Dans notre exil du Câteau nous sûmes ce que furent les derniers jours. A mesure que les trains partaient, l'aspect de la ville devenait sinistre, les rues étaient désertes, les contrevents fermés, un silence de mort. Ceux qui restaient, de moins en moins nombreux, assistaient au pillage des maisons abandonnées. Puis on entendit la canonnade s'approcher, 1'armée française reprenait lentement possession de la zone délaissée par l'ennemi. Enfin le 18 mars les derniers habitants furent rassemblés par des sonneries de trompettes. Ils étaient encore trois mille. On les embarqua hâtivement .et en désordre.

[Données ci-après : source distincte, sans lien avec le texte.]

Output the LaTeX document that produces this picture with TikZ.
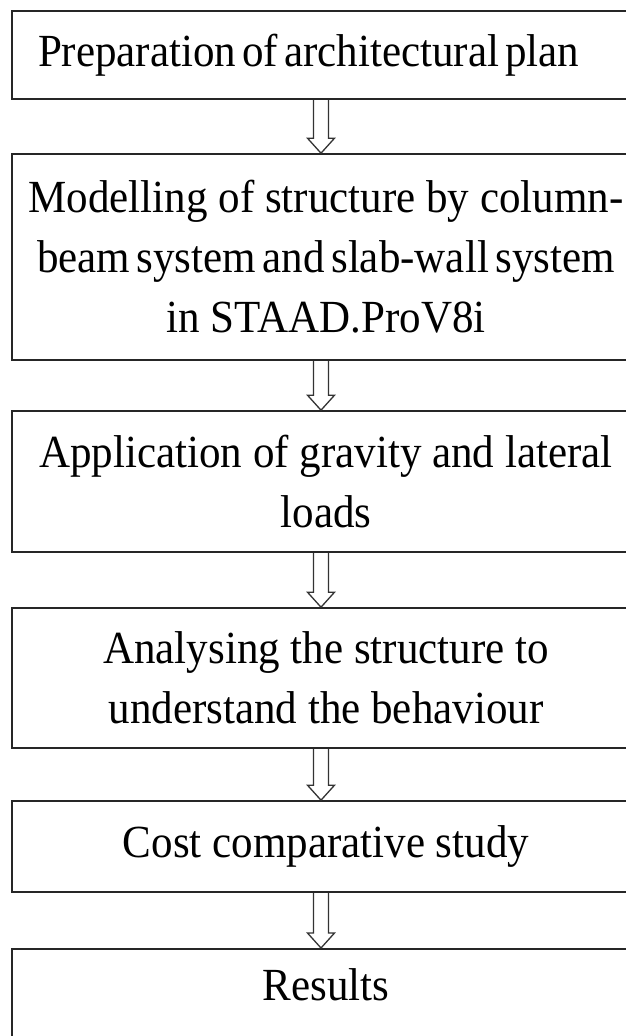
\documentclass[tikz,border=0pt]{standalone}
\usepackage{fontspec}
\setmainfont{Liberation Serif}[FakeStretch=0.935]
\usetikzlibrary{calc}
\tikzset{
  stage/.style={draw=black!85, line width=1.6pt, inner sep=0pt, minimum width=628pt,
    align=center, font=\fontsize{46}{60}\selectfont},
  flow/.style={draw=black!80, line width=1.3pt,
    to path={let \p1=(\tikztostart), \p2=(\tikztotarget) in
      (\x1-7.5pt,\y1) -- (\x1-7.5pt,\y2+15pt) -- (\x1-13.5pt,\y2+15pt) -- (\x2,\y2)
      -- (\x1+13.5pt,\y2+15pt) -- (\x1+7.5pt,\y2+15pt) -- (\x1+7.5pt,\y1)}}
}
\begin{document}
\begin{tikzpicture}[x=1pt,y=-1pt]
\useasboundingbox (0,0) rectangle (626,1036);
\node[stage,minimum height=88pt,align=left,text width=576pt] (prep) at (326,55)
  {\spaceskip=6pt Preparation of architectural plan};
\node[stage,minimum height=206pt] (model) at (326,257)
  {Modelling of structure by column-\\\spaceskip=6.5pt beam system and slab-wall system\\\spaceskip=0pt in STAAD.ProV8i};
\node[stage,minimum height=141pt] (loads) at (326,481.5) {Application of gravity and lateral\\loads};
\node[stage,minimum height=140pt] (analyse) at (326,678) {Analysing the structure to\\understand the behaviour};
\node[stage,minimum height=91pt] (cost) at (326,846.5) {Cost comparative study};
\node[stage,anchor=north,text height=52pt,text depth=46pt] (result) at (326,948) {Results};
% hollow arrows between the stages
\draw[flow] ([xshift=-5pt]prep.south) to ([xshift=-5pt]model.north);
\draw[flow] ([xshift=-5pt]model.south) to ([xshift=-5pt]loads.north);
\draw[flow] ([xshift=-5pt]loads.south) to ([xshift=-5pt]analyse.north);
\draw[flow] ([xshift=-5pt]analyse.south) to ([xshift=-5pt]cost.north);
\draw[flow] ([xshift=-5pt]cost.south) to ([xshift=-5pt]result.north);
\end{tikzpicture}
\end{document}
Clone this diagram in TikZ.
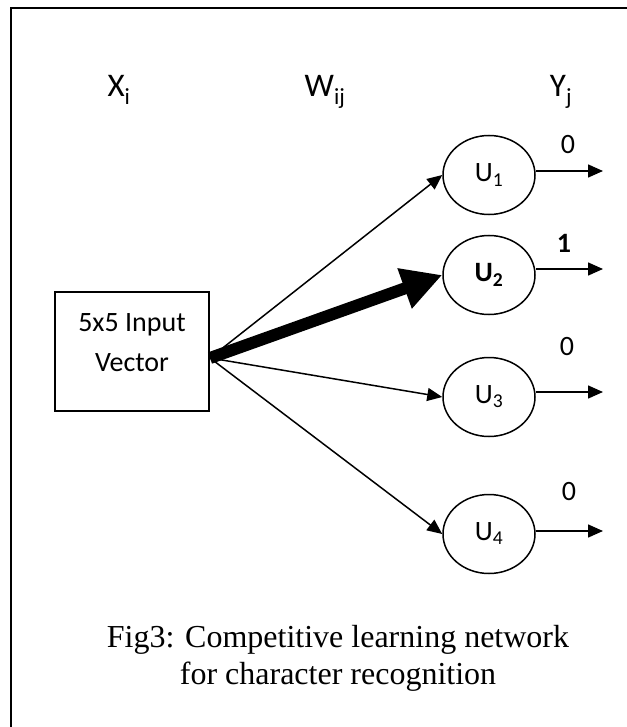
\documentclass[tikz,border=0pt]{standalone}
\usepackage{fontspec}
\setmainfont{Carlito}
\newfontfamily\capfont{Liberation Serif}
\usetikzlibrary{arrows.meta,shapes.geometric}
\begin{document}
\begin{tikzpicture}[x=1pt,y=-1pt,
  unit/.style={draw, ellipse, line width=1.5pt, minimum width=92pt, minimum height=79pt, inner sep=0pt, font=\fontsize{28}{32}\selectfont},
  head/.style={anchor=base, font=\fontsize{33}{38}\selectfont},
  outlab/.style={font=\fontsize{28}{32}\selectfont},
  conn/.style={line width=1.5pt, -{Triangle[length=15pt,width=13pt]}},
  thickconn/.style={line width=12pt, -{Triangle[length=40pt,width=40pt]}},
  inbox/.style={draw, line width=1.5pt, minimum width=154pt, minimum height=119pt, align=center, font=\fontsize{28}{40}\selectfont},
]
\useasboundingbox (0,0) rectangle (626,727);
\draw[line width=1.5pt] (11,8) rectangle (650,750);

\node[head] (xi) at (119,97) {X\textsubscript{i}};
\node[head] (wij) at (325,97) {W\textsubscript{ij}};
\node[head] (yj) at (561,97) {Y\textsubscript{j}};

\node[inbox, text depth=17pt] (box) at (132,351.5) {5x5 Input\\Vector};
\coordinate (src) at (210,358);

\node[unit] (u1) at (489,175) {U\textsubscript{1}};
\node[unit] (u2) at (489,275) {\bfseries U\textsubscript{2}};
\node[unit] (u3) at (489,397) {U\textsubscript{3}};
\node[unit] (u4) at (489,534) {U\textsubscript{4}};

\draw[conn] (src) -- (u1.west);
\draw[thickconn] (src) -- (u2.west);
\draw[conn] (src) -- (u3.west);
\draw[conn] (src) -- (u4.west);

\coordinate (o1) at (603,171);
\coordinate (o2) at (603,269);
\coordinate (o3) at (603,392);
\coordinate (o4) at (603,531);
\draw[conn] (u1.east |- o1) -- (o1);
\draw[conn] (u2.east |- o2) -- (o2);
\draw[conn] (u3.east |- o3) -- (o3);
\draw[conn] (u4.east |- o4) -- (o4);

\node[outlab] (l1) at (568,145) {0};
\node[outlab] (l2) at (564,243) {\bfseries 1};
\node[outlab] (l3) at (567,347) {0};
\node[outlab] (l4) at (569,492) {0};

\node[font=\capfont\fontsize{32}{37}\selectfont, align=center] (cap) at (338,658) {Fig3: Competitive learning network\\for character recognition};
\end{tikzpicture}
\end{document}
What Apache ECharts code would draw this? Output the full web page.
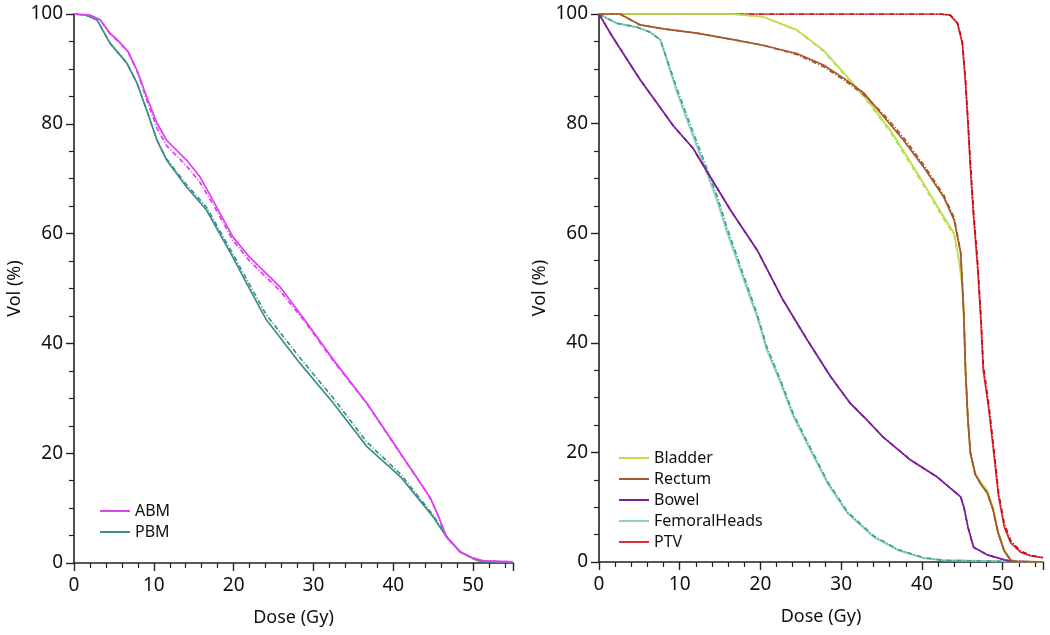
<!DOCTYPE html>
<html>
<head>
<meta charset="utf-8">
<script src="https://cdn.jsdelivr.net/npm/echarts@6/dist/echarts.min.js"></script>
<style>
  html, body { margin: 0; padding: 0; background: #fff; }
  #chart-container { width: 1050px; height: 635px; }
</style>
</head>
<body>
<div id="chart-container"></div>
<script>
// left panel: bone marrow DVH (solid / dash-dot plan)
const abmDose = [0, 2, 3.3, 4.5, 5.7, 6.8, 8.0, 9.1, 10.4, 11.6, 14.1, 15.8, 17.4, 19.9, 22.0, 25.8, 28.9, 32.5, 36.7, 40.9, 44.6, 45.5, 46.7, 48.4, 50.0, 51.3, 55];
const abmVol = [100, 99.8, 98.9, 96.5, 94.9, 93.1, 89.4, 84.9, 80.1, 77.0, 73.4, 70.3, 66.1, 59.4, 55.7, 50.3, 44.3, 37.0, 29.1, 20.0, 12.0, 9.1, 4.7, 2.0, 0.9, 0.4, 0.2];
const abmVolDash = [100, 99.8, 98.9, 96.4, 94.8, 93.0, 89.2, 84.4, 79.2, 76.0, 72.3, 69.3, 65.4, 58.8, 55.0, 49.6, 44.0, 36.8, 29.0, 19.9, 11.9, 9.0, 4.6, 2.0, 0.9, 0.4, 0.2];

const pbmDose = [0, 1.5, 2.9, 4.5, 6.6, 7.9, 9.1, 10.4, 11.6, 14.1, 16.6, 19.9, 21.2, 24.1, 28.3, 32.5, 36.7, 40.9, 45.0, 46.7, 48.4, 50, 51, 55];
const pbmVol = [100, 99.8, 98.9, 94.7, 91.1, 87.4, 82.5, 77.0, 73.4, 68.5, 64.3, 55.7, 52.1, 44.3, 36.4, 29.1, 21.2, 15.7, 8.4, 4.7, 2.0, 0.8, 0.3, 0.1];
const pbmVolDash = [100, 99.8, 98.9, 94.7, 91.1, 87.4, 82.5, 77.0, 73.6, 68.9, 64.8, 56.3, 52.8, 45.2, 37.4, 30.0, 22.0, 16.2, 8.7, 4.8, 2.0, 0.8, 0.3, 0.1];

// right panel: organs at risk + PTV
const bladderDose = [0, 16.3, 20.3, 24.5, 27.8, 31.1, 33.6, 36.1, 38.2, 40.7, 42.7, 44.0, 44.6, 45.0, 45.2, 45.4, 45.7, 46.0, 46.6, 47.3, 48.1, 48.8, 49.4, 50.2, 51.0, 52, 55];
const bladderVol = [100, 100, 99.5, 97.1, 93.4, 88.0, 83.7, 78.8, 73.9, 67.9, 63.0, 60.0, 55.1, 50.2, 44.2, 35.0, 25.9, 19.9, 16.2, 14.6, 13.1, 10.0, 5.8, 2.2, 0.4, 0, 0];
const bladderVolDash = [100, 100, 99.5, 97.0, 93.2, 87.8, 83.4, 78.4, 73.5, 67.5, 62.6, 59.6, 54.8, 50.0, 44.0, 34.8, 25.7, 19.7, 16.0, 14.4, 12.9, 9.8, 5.6, 2.1, 0.4, 0, 0];

const rectumDose = [0, 2.6, 5.1, 8.0, 12.1, 16.3, 20.3, 24.5, 27.8, 30.3, 32.8, 35.3, 37.7, 40.2, 42.7, 44.0, 44.8, 45.0, 45.2, 45.4, 45.7, 46.0, 46.6, 47.3, 48.1, 48.8, 49.4, 50.2, 51.0, 52, 55];
const rectumVol = [100, 100, 98.0, 97.3, 96.5, 95.4, 94.3, 92.8, 90.7, 88.3, 85.6, 81.2, 77.0, 72.1, 66.6, 62.4, 56.4, 50.9, 45.0, 35.0, 26.0, 20.0, 16.0, 14.2, 12.6, 9.6, 5.5, 2.0, 0.3, 0, 0];
const rectumVolDash = [100, 100, 98.0, 97.3, 96.5, 95.4, 94.3, 92.6, 90.4, 88.0, 85.3, 81.6, 77.5, 72.5, 67.0, 62.8, 56.6, 51.0, 45.0, 35.0, 26.0, 20.0, 16.0, 14.2, 12.6, 9.6, 5.5, 2.0, 0.3, 0, 0];

const bowelDose = [0, 1.4, 3.0, 5.1, 7.2, 9.2, 11.7, 12.5, 16.3, 19.6, 22.8, 25.8, 28.7, 31.1, 32.8, 35.2, 38.6, 41.9, 44.8, 45.2, 45.7, 46.4, 48.1, 50.2, 51.5, 55];
const bowelVol = [100, 96.5, 92.8, 88.0, 83.7, 79.6, 75.4, 73.4, 64.2, 56.9, 47.8, 40.5, 33.8, 29.0, 26.5, 22.8, 18.6, 15.5, 11.9, 10.0, 6.4, 2.7, 1.3, 0.4, 0.1, 0];
const bowelVolDash = [100, 96.5, 92.8, 88.0, 83.7, 79.6, 75.4, 73.4, 64.2, 56.9, 47.8, 40.5, 33.8, 29.0, 26.5, 22.8, 18.6, 15.5, 11.9, 10.0, 6.4, 2.7, 1.3, 0.4, 0.1, 0];

const femDose = [0, 2.2, 4.7, 6.3, 7.6, 8.4, 9.7, 10.9, 12.9, 14.6, 15.9, 17.1, 18.4, 19.6, 20.8, 22.5, 24.1, 26.2, 28.3, 30.8, 34.0, 37.0, 40.2, 42.7, 55];
const femVol = [100, 98.3, 97.6, 96.7, 95.3, 91.6, 85.6, 80.7, 72.8, 66.1, 60.0, 55.1, 49.6, 44.7, 38.7, 32.7, 26.5, 20.4, 14.4, 8.9, 4.6, 2.2, 0.7, 0.3, 0];
const femVolDash = [100, 98.3, 97.6, 96.7, 95.3, 91.8, 86.2, 81.4, 73.6, 66.9, 60.8, 55.8, 50.2, 45.2, 39.2, 33.1, 26.9, 20.8, 14.7, 9.1, 4.8, 2.3, 0.8, 0.3, 0];

const ptvDose = [0, 42.3, 43.5, 44.4, 45.0, 45.4, 45.7, 46.0, 46.4, 46.9, 47.3, 47.6, 48.3, 48.9, 49.5, 50.2, 51.0, 52.2, 53.5, 55];
const ptvVol = [100, 100, 99.8, 98.3, 94.7, 87.4, 80.1, 72.1, 63.0, 53.8, 44.2, 35.0, 27.7, 19.9, 11.9, 6.4, 3.5, 1.8, 1.1, 0.8];
const ptvVolDash = [100, 100, 99.8, 98.4, 95.0, 88.0, 80.8, 72.9, 63.9, 54.7, 45.2, 36.0, 28.6, 20.7, 12.6, 7.0, 3.9, 2.0, 1.2, 0.8];

const xTicks = [0, 10, 20, 30, 40, 50];
const yTicks = [0, 20, 40, 60, 80, 100];

const font = 'Noto Sans';

function pairs(dose, vol) {
    return dose.map(function (d, i) { return [d, vol[i]]; });
}

function curve(name, grid, dose, vol, color, dashed, width) {
    return {
        name: name,
        type: 'line',
        xAxisIndex: grid,
        yAxisIndex: grid,
        data: pairs(dose, vol),
        showSymbol: false,
        silent: true,
        animation: false,
        lineStyle: {
            color: color,
            width: width || 1.7,
            type: dashed ? [5, 2, 1, 2] : 'solid'
        },
        itemStyle: { color: color }
    };
}

function xAxis(grid) {
    return {
        type: 'value',
        gridIndex: grid,
        min: 0,
        max: 55,
        interval: 10,
        name: 'Dose (Gy)',
        nameLocation: 'middle',
        nameGap: 46,
        nameTextStyle: { fontFamily: font, fontSize: 18, color: '#111' },
        axisLine: { show: true, lineStyle: { color: '#222', width: 1.6 } },
        axisTick: { show: true, length: 8, lineStyle: { color: '#222', width: 1.4 } },
        minorTick: { show: true, splitNumber: 5, length: 5, lineStyle: { color: '#222', width: 1.2 } },
        splitLine: { show: false },
        axisLabel: {
            fontFamily: font, fontSize: 19, color: '#111', margin: 13,
            formatter: function (v) { return xTicks.indexOf(v) >= 0 ? String(v) : ''; }
        }
    };
}

function yAxis(grid) {
    return {
        type: 'value',
        gridIndex: grid,
        min: 0,
        max: 100,
        interval: 20,
        name: 'Vol (%)',
        nameLocation: 'middle',
        nameGap: 50,
        nameTextStyle: { fontFamily: font, fontSize: 18, color: '#111' },
        axisLine: { show: true, lineStyle: { color: '#222', width: 1.6 } },
        axisTick: { show: true, length: 8, lineStyle: { color: '#222', width: 1.4 } },
        minorTick: { show: true, splitNumber: 4, length: 5, lineStyle: { color: '#222', width: 1.2 } },
        splitLine: { show: false },
        axisLabel: {
            fontFamily: font, fontSize: 19, color: '#111', margin: 11,
            formatter: function (v) { return yTicks.indexOf(v) >= 0 ? String(v) : ''; }
        }
    };
}

const legendBase = {
    orient: 'vertical',
    icon: 'rect',
    itemWidth: 30,
    itemHeight: 2,
    itemGap: 5,
    selectedMode: false,
    textStyle: { fontFamily: font, fontSize: 16, color: '#111', lineHeight: 16 }
};

const colors = {
    abm: '#dd3ff2',
    pbm: '#3d8f8a',
    bladder: '#b9df4e',
    rectum: '#a5562e',
    bowel: '#7b1d9a',
    fem: '#8fd3bf',
    femDash: '#3f9e95',
    ptv: '#d9303a',
    ptvDash: '#cc0a14'
};

const option = {
    backgroundColor: '#fff',
    animation: false,
    grid: [
        { left: 74, top: 14, width: 439, height: 549 },
        { left: 599, top: 14, width: 444, height: 548 }
    ],
    xAxis: [xAxis(0), xAxis(1)],
    yAxis: [yAxis(0), yAxis(1)],
    legend: [
        Object.assign({}, legendBase, { left: 95, top: 498, data: ['ABM', 'PBM'] }),
        Object.assign({}, legendBase, { left: 614, top: 445, data: ['Bladder', 'Rectum', 'Bowel', 'FemoralHeads', 'PTV'] })
    ],
    series: [
        curve('PBM', 0, pbmDose, pbmVol, colors.pbm, false),
        curve('PBM dash', 0, pbmDose, pbmVolDash, colors.pbm, true),
        curve('ABM', 0, abmDose, abmVol, colors.abm, false),
        curve('ABM dash', 0, abmDose, abmVolDash, colors.abm, true),

        curve('PTV', 1, ptvDose, ptvVol, colors.ptv, false),
        curve('PTV dash', 1, ptvDose, ptvVolDash, colors.ptvDash, true),
        curve('FemoralHeads', 1, femDose, femVol, colors.fem, false, 2),
        curve('FemoralHeads dash', 1, femDose, femVolDash, colors.femDash, true),
        curve('Bowel', 1, bowelDose, bowelVol, colors.bowel, false),
        curve('Bowel dash', 1, bowelDose, bowelVolDash, colors.bowel, true),
        curve('Bladder', 1, bladderDose, bladderVol, colors.bladder, false),
        curve('Bladder dash', 1, bladderDose, bladderVolDash, colors.bladder, true),
        curve('Rectum', 1, rectumDose, rectumVol, colors.rectum, false),
        curve('Rectum dash', 1, rectumDose, rectumVolDash, colors.rectum, true)
    ]
};

const chart = echarts.init(document.querySelector('#chart-container'), null, { renderer: 'canvas' });
chart.setOption(option);
</script>
</body>
</html>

Dix-huit mois plus tard dans un petit village des Pyrénées, j'apprenais qu'enfin l'armée française était rentrée dans ce qui fut St-Quentin. Elle était venue tout de même cette journée. Notre espoir tenace, notre foi invincible l'avaient bien méritée. Elle était venue; mais combien différente de ce que nous l'avions rêvée. Les drapeaux français flottaient sur l'hôtel de ville, mais nous n'étions plus là pour les voir. Et c'est dans l'exil, en lisant une affiche sur un mur, que nous apprenions la suprême péripétie du drame commencé le 28 août 1914 et qui se terminait par la délivrance mais aussi par l'anéantissement.